‘Til Tuesday accomplished something remarkable: they released three albums, each better and less successful than the previous.
Their first album, Voices Carry, was not that different from other things on the radio at that time. It was a good album with better songwriting than most New Wave. But it was also kind of generic with the production not matching the emotional core of the material. Plus Aimee Mann’s vocals on the album sounded somewhat artificial and very affected.
Welcome Home
Their second album, Welcome Home, went in a very different direction. it was more personal and less electronic. The songwriting was also greatly improved. In fact, I’d say the songwriting is as good as anything Mann has produced since.
The sorta title track, “Coming Up Close,” was a revelation. A repeated theme in Mann’s work is that it’s dangerous to let people know what you feel. This is what “Voices Carry” is about in its most pure form. But in “Coming Up Close,” she suggests that our emotions are all laid bare regardless and being concrete about them only makes our foolishness clear to the world.
Don’t you know that I could make a dream
That’s barely half-awake come true
I wanted to say
But anything I could have said
I felt somehow you already knew.
Everything’s Different Now
The third album, Everything’s Different Now, was intensely personal and sounds more like Mann’s first solo album even though she got a lot of songwriting help including the title track being written by Jules Shear and Matthew Sweet. Mostly, the album is very dark. By this point, Aimee Mann’s themes are pretty clear like the impossibility of wounded people to find happiness together. For example, in “Rip in Heaven” we get:
So long and sorry, darling
I was counting to forever
And never even got to ten.
David Denies
The song that most stays with me over all these years is “David Denies” off the second album. In it, the singer is reckoning with a lover who she knows is about to go back to his ex out of guilt. What I find most interesting about it is that the man will hurt one of the two women but doesn’t see that.
I’ve always thought the song would be more interesting sung by a man with David being bisexual because the song would be richer because of the anti-gay social pressures. But it works great as is.
Welcome Home album cover image via Amazon under Fair Use.
Fantastic. For some idiot reason I’ve never checked out ‘Til Tuesday’s full catalog, even though I own and have memorized all of Mann’s solo stuff.
Because she’s such a sophisticated songwriter, it’s difficult to tell to what degree she’s expressing a personal emotion or voicing a character who has those emotions. Not that it matters. Shane MacGowan never sailed on a cabin ship to New York. Doesn’t make “Thousands Are Sailing” any less great. Prince may-or-may not have met a lady in a hotel lobby who was, um, inappropriately using a magazine in a public place. (Although, it’s Prince, so it’s possibly true…)

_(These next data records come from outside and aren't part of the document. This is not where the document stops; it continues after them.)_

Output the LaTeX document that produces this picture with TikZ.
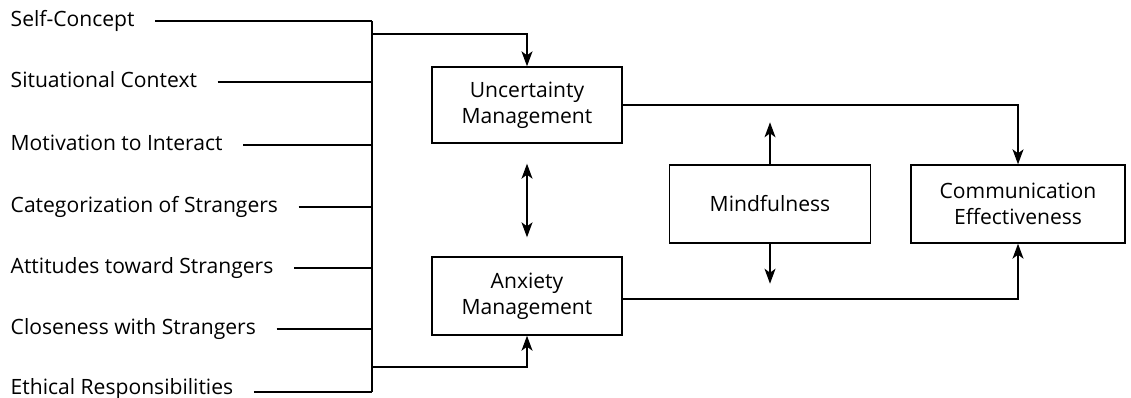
\documentclass[tikz,border=0pt]{standalone}
\usepackage{fontspec}
\setmainfont{Open Sans}
\usepackage{tikz}
\usetikzlibrary{arrows.meta, positioning, calc}

\begin{document}
\begin{tikzpicture}[x=0.02cm, y=-0.02cm, line width=0.8pt, every node/.style={font=\fontsize{12}{15}\selectfont}, align=center, >={Stealth[length=0.3cm, width=0.22cm, inset=0.08cm]}]
        \useasboundingbox (0,0) rectangle (1131,397);
        % factors on the left
        \node (self) [anchor=base west, inner sep=0pt] at (10,26) {Self-Concept};
        \node (situ) [anchor=base west, inner sep=0pt] at (10,87) {Situational Context};
        \node (moti) [anchor=base west, inner sep=0pt] at (10,150) {Motivation to Interact};
        \node (cate) [anchor=base west, inner sep=0pt] at (10,212) {Categorization of Strangers};
        \node (atti) [anchor=base west, inner sep=0pt] at (10,273) {Attitudes toward Strangers};
        \node (clos) [anchor=base west, inner sep=0pt] at (10,334) {Closeness with Strangers};
        \node (ethi) [anchor=base west, inner sep=0pt] at (10,394) {Ethical Responsibilities};
        \coordinate (bartop) at (372,21);
        \coordinate (barbot) at (372,392);
        \draw ([xshift=0.4cm]self.east |- bartop) -- (bartop);
        \draw ([xshift=0.4cm]situ.east |- 0,82) -- (372,82);
        \draw ([xshift=0.4cm]moti.east |- 0,145) -- (372,145);
        \draw ([xshift=0.4cm]cate.east |- 0,207) -- (372,207);
        \draw ([xshift=0.4cm]atti.east |- 0,268) -- (372,268);
        \draw ([xshift=0.4cm]clos.east |- 0,329) -- (372,329);
        \draw ([xshift=0.4cm]ethi.east |- barbot) -- (barbot);
        \draw (bartop) -- (barbot);
        % boxes
        \node (unc) [rectangle, draw, minimum width=3.8cm, minimum height=1.52cm] at (527,105) {Uncertainty\\Management};
        \node (anx) [rectangle, draw, minimum width=3.8cm, minimum height=1.56cm] at (527,296) {Anxiety\\Management};
        \node (mind) [rectangle, draw, minimum width=4.02cm, minimum height=1.56cm] at (770,204) {Mindfulness};
        \node (comm) [rectangle, draw, minimum width=4.28cm, minimum height=1.56cm] at (1018,204) {Communication\\Effectiveness};
        \draw[->] (372,34) -| (unc.north);
        \draw[->] (372,367) -| (anx.south);
        \draw[<->] ([yshift=-0.4cm]unc.south) -- ([yshift=0.38cm]anx.north);
        \draw[->] (mind.north) -- ++(0,-42);
        \draw[->] (mind.south) -- ++(0,40);
        \draw[->] (unc.east) -| (comm.north);
        \draw[->] ([yshift=-0.06cm]anx.east) -| (comm.south);
\end{tikzpicture}
\end{document}
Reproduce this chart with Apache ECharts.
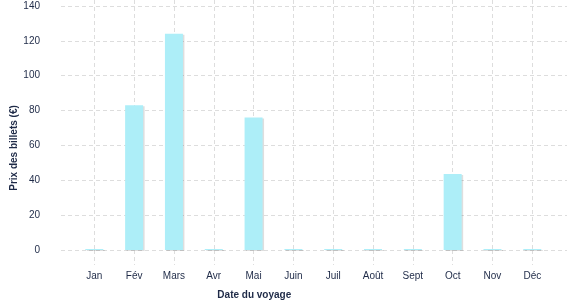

I quite enjoyed listening to Mann’s collaboration with Ted Leo, “The Both,” and trying to figure out who wrote which parts. No doubt, some of my guesses are wrong. Although there’s one that’s absolutely Mann, “Hummingbird”: https://youtu.be/1x3rO3WB1Fk
I remember reading an interview with Mann before she hooked up with Michael Penn when she was complaining that everyone assumed every love song she wrote was about Jules Shear. She said something like, “I’m capable of attacking more than one man!” I like that she got together with Penn. I’m not that fond of his work but it is beautifully crafted. It’s a weird thing: I admire him much more than I do her, but she’s the one I listen to.
I’m not familiar with her more recent work, but that’s a lovely song!